DATA SECTION
++++++

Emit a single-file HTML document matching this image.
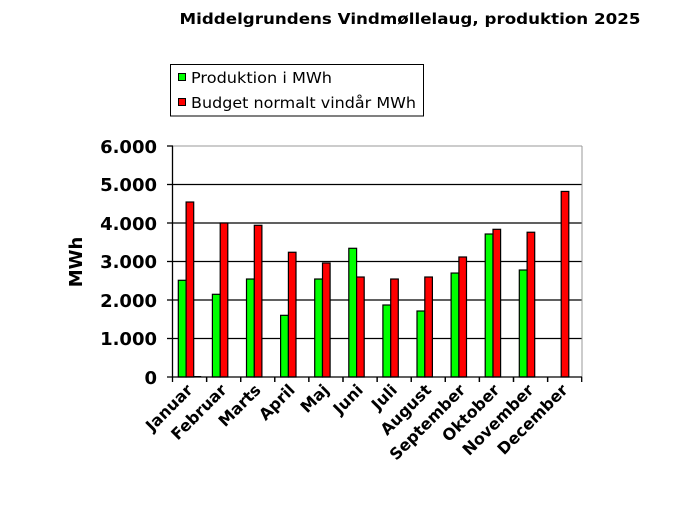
<!DOCTYPE html>
<html><head><meta charset="utf-8"><style>body{margin:0;background:#fff}svg{display:block}</style></head><body>
<svg width="676" height="507" xmlns="http://www.w3.org/2000/svg" font-family="DejaVu Sans, Liberation Sans, sans-serif">
<rect width="676" height="507" fill="#fff"/>
<text x="410" y="24" font-size="15" font-weight="bold" text-anchor="middle" textLength="461" lengthAdjust="spacingAndGlyphs">Middelgrundens Vindmøllelaug,  produktion 2025</text>
<rect x="170.5" y="64.5" width="253" height="51.5" fill="#fff" stroke="#000"/>
<rect x="178.5" y="73.5" width="7" height="7" fill="#00ff00" stroke="#000"/>
<rect x="178.5" y="98.5" width="7" height="7" fill="#ff0000" stroke="#000"/>
<text x="191" y="83" font-size="15.5" textLength="141" lengthAdjust="spacingAndGlyphs">Produktion i MWh</text>
<text x="191" y="108" font-size="15.5" textLength="225" lengthAdjust="spacingAndGlyphs">Budget normalt vindår MWh</text>
<line x1="173" y1="146" x2="582" y2="146" stroke="#999" stroke-width="1"/>
<g stroke="#000" stroke-width="1.3">
<line x1="173" y1="184.5" x2="582" y2="184.5"/>
<line x1="173" y1="223" x2="582" y2="223"/>
<line x1="173" y1="261.5" x2="582" y2="261.5"/>
<line x1="173" y1="300" x2="582" y2="300"/>
<line x1="173" y1="338.5" x2="582" y2="338.5"/>
</g>
<line x1="582" y1="146" x2="582" y2="377" stroke="#999"/>
<g font-size="18" font-weight="bold" text-anchor="end">
<text x="157" y="153">6.000</text><text x="157" y="191">5.000</text><text x="157" y="230">4.000</text>
<text x="157" y="268">3.000</text><text x="157" y="307">2.000</text><text x="157" y="345">1.000</text><text x="157" y="384">0</text>
</g>
<text transform="translate(82,262) rotate(-90)" font-size="18" font-weight="bold" text-anchor="middle">MWh</text>
<g id="bars" stroke="#000" stroke-width="1.2"></g>
<rect x="193.7" y="376" width="7.5" height="1" fill="#000"/>
<g stroke="#000" stroke-width="1.3">
<line x1="172.5" y1="146" x2="172.5" y2="377"/>
<line x1="167" y1="146" x2="173" y2="146"/><line x1="167" y1="184.5" x2="173" y2="184.5"/><line x1="167" y1="223" x2="173" y2="223"/><line x1="167" y1="261.5" x2="173" y2="261.5"/><line x1="167" y1="300" x2="173" y2="300"/><line x1="167" y1="338.5" x2="173" y2="338.5"/>
<line x1="167" y1="377" x2="582" y2="377"/>
</g>
<g id="ticks" stroke="#000" stroke-width="1.3"></g>
<g id="labels" font-size="16" font-weight="bold" text-anchor="end"></g>
<script>
var g=[2512,2148,2545,1602,2545,3343,1870,1714,2700,3714,2779,0];
var r=[4545,4000,3940,3240,2961,2597,2545,2597,3117,3836,3760,4820];
var n=["Januar","Februar","Marts","April","Maj","Juni","Juli","August","September","Oktober","November","December"];
var w=34.1,x0=172.5,b=377,s=0.0385,ns="http://www.w3.org/2000/svg";
var B=document.getElementById("bars"),T=document.getElementById("ticks"),L=document.getElementById("labels");
function el(t,a,p){var e=document.createElementNS(ns,t);for(var k in a)e.setAttribute(k,a[k]);p.appendChild(e);return e;}
for(var i=0;i<12;i++){var c=x0+i*w;
if(g[i])el("rect",{x:c+5.8,y:b-g[i]*s,width:7.8,height:g[i]*s,fill:"#00ff00"},B);
el("rect",{x:c+13.6,y:b-r[i]*s,width:7.6,height:r[i]*s,fill:"#ff0000"},B);
el("line",{x1:c+w,y1:377,x2:c+w,y2:382},T);el("line",{x1:c,y1:377,x2:c,y2:382},T);
var t=el("text",{transform:"translate("+(c+w/2+4)+",391) rotate(-45)"},L);t.textContent=n[i];}
</script>
</svg>
</body></html>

++++++

GOAL
Would you set down the listing exactly, omitting pictures?

EXPECTED ANSWER
Emit a single-file HTML document matching this image.
<!DOCTYPE html>
<html><head><meta charset="utf-8"><style>body{margin:0;background:#fff}svg{display:block}</style></head><body>
<svg width="676" height="507" xmlns="http://www.w3.org/2000/svg" font-family="DejaVu Sans, Liberation Sans, sans-serif">
<rect width="676" height="507" fill="#fff"/>
<text x="410" y="24" font-size="15" font-weight="bold" text-anchor="middle" textLength="461" lengthAdjust="spacingAndGlyphs">Middelgrundens Vindmøllelaug,  produktion 2025</text>
<rect x="170.5" y="64.5" width="253" height="51.5" fill="#fff" stroke="#000"/>
<rect x="178.5" y="73.5" width="7" height="7" fill="#00ff00" stroke="#000"/>
<rect x="178.5" y="98.5" width="7" height="7" fill="#ff0000" stroke="#000"/>
<text x="191" y="83" font-size="15.5" textLength="141" lengthAdjust="spacingAndGlyphs">Produktion i MWh</text>
<text x="191" y="108" font-size="15.5" textLength="225" lengthAdjust="spacingAndGlyphs">Budget normalt vindår MWh</text>
<line x1="173" y1="146" x2="582" y2="146" stroke="#999" stroke-width="1"/>
<g stroke="#000" stroke-width="1.3">
<line x1="173" y1="184.5" x2="582" y2="184.5"/>
<line x1="173" y1="223" x2="582" y2="223"/>
<line x1="173" y1="261.5" x2="582" y2="261.5"/>
<line x1="173" y1="300" x2="582" y2="300"/>
<line x1="173" y1="338.5" x2="582" y2="338.5"/>
</g>
<line x1="582" y1="146" x2="582" y2="377" stroke="#999"/>
<g font-size="18" font-weight="bold" text-anchor="end">
<text x="157" y="153">6.000</text><text x="157" y="191">5.000</text><text x="157" y="230">4.000</text>
<text x="157" y="268">3.000</text><text x="157" y="307">2.000</text><text x="157" y="345">1.000</text><text x="157" y="384">0</text>
</g>
<text transform="translate(82,262) rotate(-90)" font-size="18" font-weight="bold" text-anchor="middle">MWh</text>
<g id="bars" stroke="#000" stroke-width="1.2"></g>
<rect x="193.7" y="376" width="7.5" height="1" fill="#000"/>
<g stroke="#000" stroke-width="1.3">
<line x1="172.5" y1="146" x2="172.5" y2="377"/>
<line x1="167" y1="146" x2="173" y2="146"/><line x1="167" y1="184.5" x2="173" y2="184.5"/><line x1="167" y1="223" x2="173" y2="223"/><line x1="167" y1="261.5" x2="173" y2="261.5"/><line x1="167" y1="300" x2="173" y2="300"/><line x1="167" y1="338.5" x2="173" y2="338.5"/>
<line x1="167" y1="377" x2="582" y2="377"/>
</g>
<g id="ticks" stroke="#000" stroke-width="1.3"></g>
<g id="labels" font-size="16" font-weight="bold" text-anchor="end"></g>
<script>
var g=[2512,2148,2545,1602,2545,3343,1870,1714,2700,3714,2779,0];
var r=[4545,4000,3940,3240,2961,2597,2545,2597,3117,3836,3760,4820];
var n=["Januar","Februar","Marts","April","Maj","Juni","Juli","August","September","Oktober","November","December"];
var w=34.1,x0=172.5,b=377,s=0.0385,ns="http://www.w3.org/2000/svg";
var B=document.getElementById("bars"),T=document.getElementById("ticks"),L=document.getElementById("labels");
function el(t,a,p){var e=document.createElementNS(ns,t);for(var k in a)e.setAttribute(k,a[k]);p.appendChild(e);return e;}
for(var i=0;i<12;i++){var c=x0+i*w;
if(g[i])el("rect",{x:c+5.8,y:b-g[i]*s,width:7.8,height:g[i]*s,fill:"#00ff00"},B);
el("rect",{x:c+13.6,y:b-r[i]*s,width:7.6,height:r[i]*s,fill:"#ff0000"},B);
el("line",{x1:c+w,y1:377,x2:c+w,y2:382},T);el("line",{x1:c,y1:377,x2:c,y2:382},T);
var t=el("text",{transform:"translate("+(c+w/2+4)+",391) rotate(-45)"},L);t.textContent=n[i];}
</script>
</svg>
</body></html>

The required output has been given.